• Directive: All of the listing below must be repeated word for word. Pictures are the only thing to omit.

• Dataset content:
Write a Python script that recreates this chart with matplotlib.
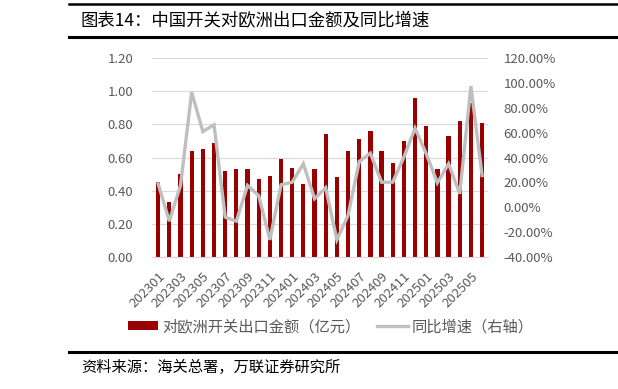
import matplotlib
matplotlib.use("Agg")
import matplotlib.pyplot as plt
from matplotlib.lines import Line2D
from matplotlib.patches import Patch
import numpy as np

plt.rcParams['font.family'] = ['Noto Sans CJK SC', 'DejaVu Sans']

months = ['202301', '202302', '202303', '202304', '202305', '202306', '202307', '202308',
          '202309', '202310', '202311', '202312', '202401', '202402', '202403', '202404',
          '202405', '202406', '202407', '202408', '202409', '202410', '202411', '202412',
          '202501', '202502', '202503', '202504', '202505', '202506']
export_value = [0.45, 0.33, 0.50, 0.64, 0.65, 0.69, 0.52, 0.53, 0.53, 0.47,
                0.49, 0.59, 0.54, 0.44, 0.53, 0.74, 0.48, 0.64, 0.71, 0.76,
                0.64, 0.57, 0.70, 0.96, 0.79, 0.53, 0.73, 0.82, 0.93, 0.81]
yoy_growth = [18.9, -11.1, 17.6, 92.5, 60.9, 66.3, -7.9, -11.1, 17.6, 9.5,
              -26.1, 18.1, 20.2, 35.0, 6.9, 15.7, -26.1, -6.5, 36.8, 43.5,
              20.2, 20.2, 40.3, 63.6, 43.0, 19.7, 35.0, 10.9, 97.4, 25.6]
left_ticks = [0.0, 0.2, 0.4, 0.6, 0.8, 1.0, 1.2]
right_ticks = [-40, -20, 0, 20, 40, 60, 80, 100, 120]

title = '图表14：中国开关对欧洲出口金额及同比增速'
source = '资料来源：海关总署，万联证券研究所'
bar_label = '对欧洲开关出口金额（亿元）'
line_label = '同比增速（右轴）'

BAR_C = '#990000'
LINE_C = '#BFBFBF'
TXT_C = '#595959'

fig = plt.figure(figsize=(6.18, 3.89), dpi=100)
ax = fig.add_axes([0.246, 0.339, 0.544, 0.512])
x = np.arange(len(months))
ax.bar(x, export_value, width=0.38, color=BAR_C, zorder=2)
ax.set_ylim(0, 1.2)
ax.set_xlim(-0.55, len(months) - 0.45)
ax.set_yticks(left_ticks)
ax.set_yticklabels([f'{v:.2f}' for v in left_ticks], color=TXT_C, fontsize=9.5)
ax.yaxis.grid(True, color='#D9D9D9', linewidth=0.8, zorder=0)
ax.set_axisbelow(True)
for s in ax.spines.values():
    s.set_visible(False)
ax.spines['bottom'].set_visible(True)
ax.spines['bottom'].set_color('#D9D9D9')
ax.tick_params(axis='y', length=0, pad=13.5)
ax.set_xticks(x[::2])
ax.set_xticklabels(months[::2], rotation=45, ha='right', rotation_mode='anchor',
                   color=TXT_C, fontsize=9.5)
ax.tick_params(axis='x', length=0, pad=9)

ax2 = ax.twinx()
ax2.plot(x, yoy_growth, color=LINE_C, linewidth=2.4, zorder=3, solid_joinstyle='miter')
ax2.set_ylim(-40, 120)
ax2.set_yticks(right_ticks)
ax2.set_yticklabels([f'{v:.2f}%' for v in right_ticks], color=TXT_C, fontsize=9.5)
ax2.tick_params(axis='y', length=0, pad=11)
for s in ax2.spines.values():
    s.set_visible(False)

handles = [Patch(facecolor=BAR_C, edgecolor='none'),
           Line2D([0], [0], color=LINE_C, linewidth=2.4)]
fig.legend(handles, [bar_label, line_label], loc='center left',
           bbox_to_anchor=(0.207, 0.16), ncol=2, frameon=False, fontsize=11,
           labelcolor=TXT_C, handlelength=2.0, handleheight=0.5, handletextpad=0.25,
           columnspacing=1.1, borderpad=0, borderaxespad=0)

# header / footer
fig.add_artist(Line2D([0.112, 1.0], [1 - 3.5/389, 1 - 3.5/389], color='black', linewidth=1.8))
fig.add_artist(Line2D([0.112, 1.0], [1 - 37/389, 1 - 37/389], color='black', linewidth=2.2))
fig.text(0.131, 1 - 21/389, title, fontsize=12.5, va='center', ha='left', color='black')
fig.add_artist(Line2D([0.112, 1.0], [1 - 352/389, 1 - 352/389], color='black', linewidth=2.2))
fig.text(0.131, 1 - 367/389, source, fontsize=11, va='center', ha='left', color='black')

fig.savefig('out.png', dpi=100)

• Correct answer:
Write a Python script that recreates this chart with matplotlib.
import matplotlib
matplotlib.use("Agg")
import matplotlib.pyplot as plt
from matplotlib.lines import Line2D
from matplotlib.patches import Patch
import numpy as np

plt.rcParams['font.family'] = ['Noto Sans CJK SC', 'DejaVu Sans']

months = ['202301', '202302', '202303', '202304', '202305', '202306', '202307', '202308',
          '202309', '202310', '202311', '202312', '202401', '202402', '202403', '202404',
          '202405', '202406', '202407', '202408', '202409', '202410', '202411', '202412',
          '202501', '202502', '202503', '202504', '202505', '202506']
export_value = [0.45, 0.33, 0.50, 0.64, 0.65, 0.69, 0.52, 0.53, 0.53, 0.47,
                0.49, 0.59, 0.54, 0.44, 0.53, 0.74, 0.48, 0.64, 0.71, 0.76,
                0.64, 0.57, 0.70, 0.96, 0.79, 0.53, 0.73, 0.82, 0.93, 0.81]
yoy_growth = [18.9, -11.1, 17.6, 92.5, 60.9, 66.3, -7.9, -11.1, 17.6, 9.5,
              -26.1, 18.1, 20.2, 35.0, 6.9, 15.7, -26.1, -6.5, 36.8, 43.5,
              20.2, 20.2, 40.3, 63.6, 43.0, 19.7, 35.0, 10.9, 97.4, 25.6]
left_ticks = [0.0, 0.2, 0.4, 0.6, 0.8, 1.0, 1.2]
right_ticks = [-40, -20, 0, 20, 40, 60, 80, 100, 120]

title = '图表14：中国开关对欧洲出口金额及同比增速'
source = '资料来源：海关总署，万联证券研究所'
bar_label = '对欧洲开关出口金额（亿元）'
line_label = '同比增速（右轴）'

BAR_C = '#990000'
LINE_C = '#BFBFBF'
TXT_C = '#595959'

fig = plt.figure(figsize=(6.18, 3.89), dpi=100)
ax = fig.add_axes([0.246, 0.339, 0.544, 0.512])
x = np.arange(len(months))
ax.bar(x, export_value, width=0.38, color=BAR_C, zorder=2)
ax.set_ylim(0, 1.2)
ax.set_xlim(-0.55, len(months) - 0.45)
ax.set_yticks(left_ticks)
ax.set_yticklabels([f'{v:.2f}' for v in left_ticks], color=TXT_C, fontsize=9.5)
ax.yaxis.grid(True, color='#D9D9D9', linewidth=0.8, zorder=0)
ax.set_axisbelow(True)
for s in ax.spines.values():
    s.set_visible(False)
ax.spines['bottom'].set_visible(True)
ax.spines['bottom'].set_color('#D9D9D9')
ax.tick_params(axis='y', length=0, pad=13.5)
ax.set_xticks(x[::2])
ax.set_xticklabels(months[::2], rotation=45, ha='right', rotation_mode='anchor',
                   color=TXT_C, fontsize=9.5)
ax.tick_params(axis='x', length=0, pad=9)

ax2 = ax.twinx()
ax2.plot(x, yoy_growth, color=LINE_C, linewidth=2.4, zorder=3, solid_joinstyle='miter')
ax2.set_ylim(-40, 120)
ax2.set_yticks(right_ticks)
ax2.set_yticklabels([f'{v:.2f}%' for v in right_ticks], color=TXT_C, fontsize=9.5)
ax2.tick_params(axis='y', length=0, pad=11)
for s in ax2.spines.values():
    s.set_visible(False)

handles = [Patch(facecolor=BAR_C, edgecolor='none'),
           Line2D([0], [0], color=LINE_C, linewidth=2.4)]
fig.legend(handles, [bar_label, line_label], loc='center left',
           bbox_to_anchor=(0.207, 0.16), ncol=2, frameon=False, fontsize=11,
           labelcolor=TXT_C, handlelength=2.0, handleheight=0.5, handletextpad=0.25,
           columnspacing=1.1, borderpad=0, borderaxespad=0)

# header / footer
fig.add_artist(Line2D([0.112, 1.0], [1 - 3.5/389, 1 - 3.5/389], color='black', linewidth=1.8))
fig.add_artist(Line2D([0.112, 1.0], [1 - 37/389, 1 - 37/389], color='black', linewidth=2.2))
fig.text(0.131, 1 - 21/389, title, fontsize=12.5, va='center', ha='left', color='black')
fig.add_artist(Line2D([0.112, 1.0], [1 - 352/389, 1 - 352/389], color='black', linewidth=2.2))
fig.text(0.131, 1 - 367/389, source, fontsize=11, va='center', ha='left', color='black')

fig.savefig('out.png', dpi=100)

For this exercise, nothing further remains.